Turkmenistan President Gurbanguly Berdymukhamedov Monday scored a massive re-election victory with over 97 percent of votes in a poll where his uncritical rivals served only to make up the numbers. Berdymukhamedov scored 97.14 percent of the votes in Sunday’s election, the head of the energy-rich nation’s central election commission Orazmurat Niyazliev told reporters, based on almost 97 percent of the votes counted. “The President of Turkmenistan Gurbanguly Berdymukhamedov had been re-elected after winning the most votes,” he said. Seven candidates stood against the president, who took power after the death in 2006 of eccentric dictator Saparmurat Niyazov, but all were loyal members of the elite who did not sound the slightest note of criticism in the campaign.

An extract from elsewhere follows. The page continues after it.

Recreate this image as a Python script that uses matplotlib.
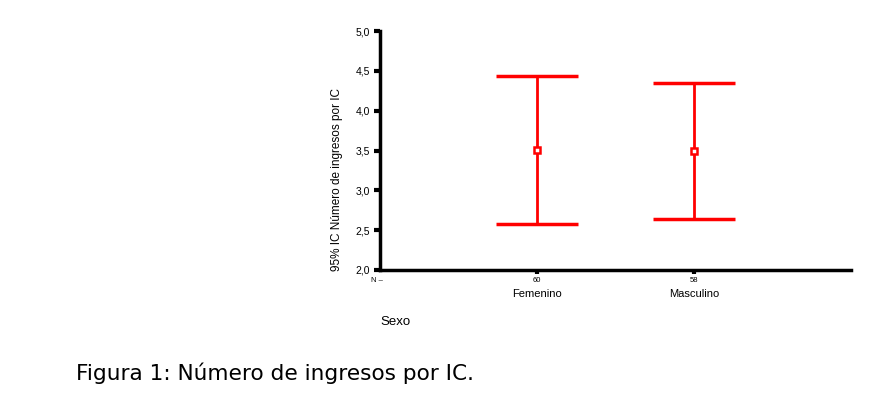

The second place candidate, according to the preliminary count, was Energy and Industry Minister Yarmukhammet Orazgulyev, who managed to win just 1.2 percent of the votes. Crushing election victories by incumbent presidents with scores well into the nineties have become a familiar tale in the ex-Soviet Central Asian states, which are largely run by unchallenged strongmen. Berdymukhamedov’s counterpart in neighbouring Kazakhstan, Nursultan Nazarbayev, last year secured over 95 percent of the vote in a presidential election to win a new term. Turkmen election officials hailed a national turnout of 96.7 percent, meaning that almost all of the country’s electorate of just under three million cast their ballots.
The elections were just the third in Turkmenistan’s post-Soviet history: Niyazov won a notorious ballot in 1992 in which he was the sole candidate with 99.5 percent and was then declared president for life by parliament in 1999. Berdymukhamedov’s rating on Sunday was an improvement from his already stratospheric results from the last presidential poll in 2007, where he scored over 89 percent.